They Started Young
Fearless women and women of spirit probably began life as fearless and spirited children. Real photo postcards have always shown children, but most are pictured in traditional poses. They're all dressed up for a formal photo. A few images, though, suggest that their subjects are likely to have interesting futures.
For example, take a look at Marcia Burke, the Diving Baby. She was one of many performers in 1921 at the Deep Eddy Resort in Austin Texas. Before she was six, she was diving into the pool there from a high tower. What do you suppose she did as an adult?
A generation of women who became cowgirls lived at an earlier time than the girls pictured here. But these girls, too, must have loved the old West, or their parents did. The picture on the left was taken in 1930. The one on the right appears to be from that decade as well. Do you suppose they got their outfits from the same supplier?
Active Girls: No Oxymoron
I used to think that young women of yore were discouraged from any form of athletics. I was wrong. Many girls enjoyed sports.

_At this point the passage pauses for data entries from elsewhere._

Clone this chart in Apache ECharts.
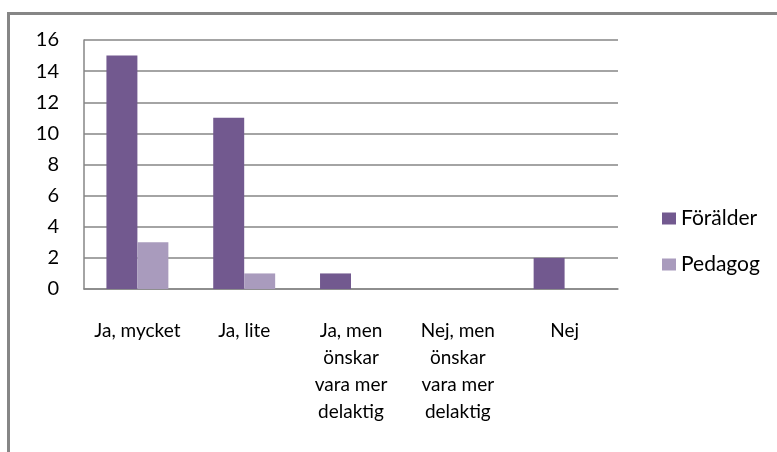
<!DOCTYPE html>
<html>
<head>
<meta charset="utf-8">
<script src="https://cdn.jsdelivr.net/npm/echarts@6/dist/echarts.min.js"></script>
<style>
html,body{margin:0;padding:0;background:#fff;}
#chart{width:777px;height:452px;}
</style>
</head>
<body>
<div id="chart"></div>
<script>
const categories = ["Ja, mycket", "Ja, lite", "Ja, men\nönskar\nvara mer\ndelaktig", "Nej, men\nönskar\nvara mer\ndelaktig", "Nej"];
const seriesNames = ["Förälder", "Pedagog"];
const foralder = [15, 11, 1, 0, 2];
const pedagog = [3, 1, 0, 0, 0];
const yTicks = { min: 0, max: 16, interval: 2 };

const FONT = "Lato, 'Liberation Sans', sans-serif";
const chart = echarts.init(document.getElementById('chart'), null, { renderer: 'canvas' });
chart.setOption({
  animation: false,
  backgroundColor: '#ffffff',
  textStyle: { fontFamily: FONT },
  graphic: [{
    type: 'rect',
    shape: { x: 8.5, y: 13.5, width: 900, height: 600 },
    style: { fill: 'none', stroke: '#868686', lineWidth: 3 },
    silent: true
  }],
  grid: { left: 84, right: 159, top: 40, bottom: 163, containLabel: false },
  legend: {
    orient: 'vertical',
    left: 657,
    top: 203,
    itemWidth: 14,
    itemHeight: 12,
    itemGap: 25,
    icon: 'rect',
    textStyle: { fontSize: 21, color: '#000', fontFamily: FONT },
    data: seriesNames
  },
  xAxis: {
    type: 'category',
    data: categories,
    axisLine: { show: true, lineStyle: { color: '#868686', width: 1.5 } },
    axisTick: { show: false },
    axisLabel: { interval: 0, color: '#000', fontSize: 19, lineHeight: 27, margin: 28, fontFamily: FONT }
  },
  yAxis: {
    type: 'value',
    min: yTicks.min, max: yTicks.max, interval: yTicks.interval,
    axisLine: { show: true, lineStyle: { color: '#868686', width: 1.5 } },
    axisTick: { show: false },
    splitLine: { lineStyle: { color: '#868686', width: 1.5 } },
    axisLabel: { color: '#000', fontSize: 20, margin: 25, fontFamily: FONT }
  },
  series: [
    { name: seriesNames[0], type: 'bar', data: foralder, barGap: '0%', barCategoryGap: '42%', itemStyle: { color: '#72598f' } },
    { name: seriesNames[1], type: 'bar', data: pedagog, barGap: '0%', barCategoryGap: '42%', itemStyle: { color: '#a99bbd' } }
  ]
});
</script>
</body>
</html>
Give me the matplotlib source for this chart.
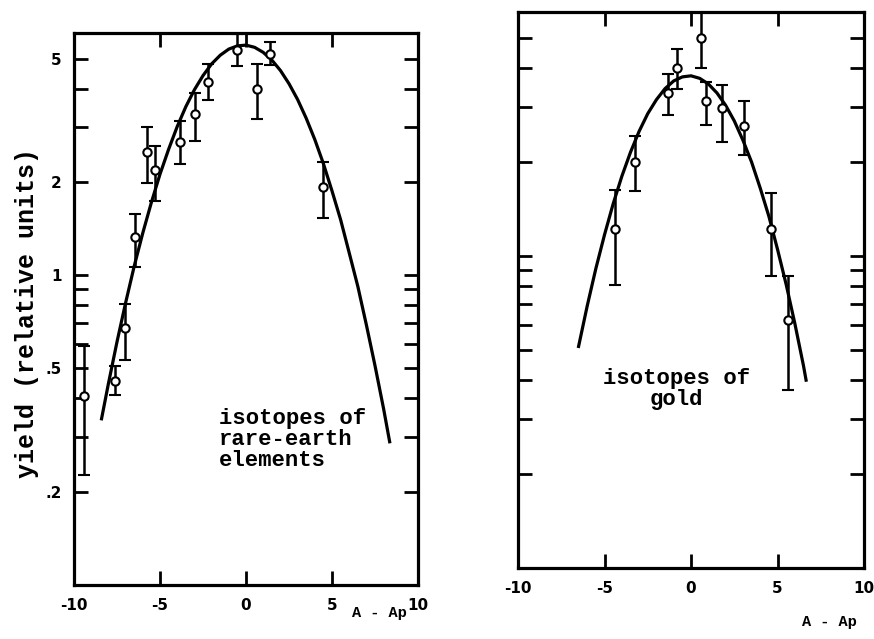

Despite her ribbons and curls, this girl is clearly a precursor to today's female athlete. I was surprised to discover that most of my antique books that offered advice to young women around 1900 encouraged them to be active. Perfect Womanhood for Maidens, Wives, and Mothers offered this advice:
Do not get the idea that men admire a weakly, puny, delicate, smallwaisted, languid doll-like creature, a libel on true womanhood. Girls admire men with broad chests, square shoulders, erect form, keen bright eyes, hard muscles, and undoubted vigor. Men also turn naturally to healthy, robust, well-developed girls....A good form, a sound mind, and a healthy body are within the reach of nine out of ten of our girls, by proper care and training.Although I'm sure there were many young girls who just stayed at home and played with dolls, there were also others who were busy doing other things. Real photo postcards show that young girls were enjoying calisthenics, ball sports, fishing, and hunting. This young woman from Iowa, for instance, trapped 10 skunks in 1913. She earned $1.50 each.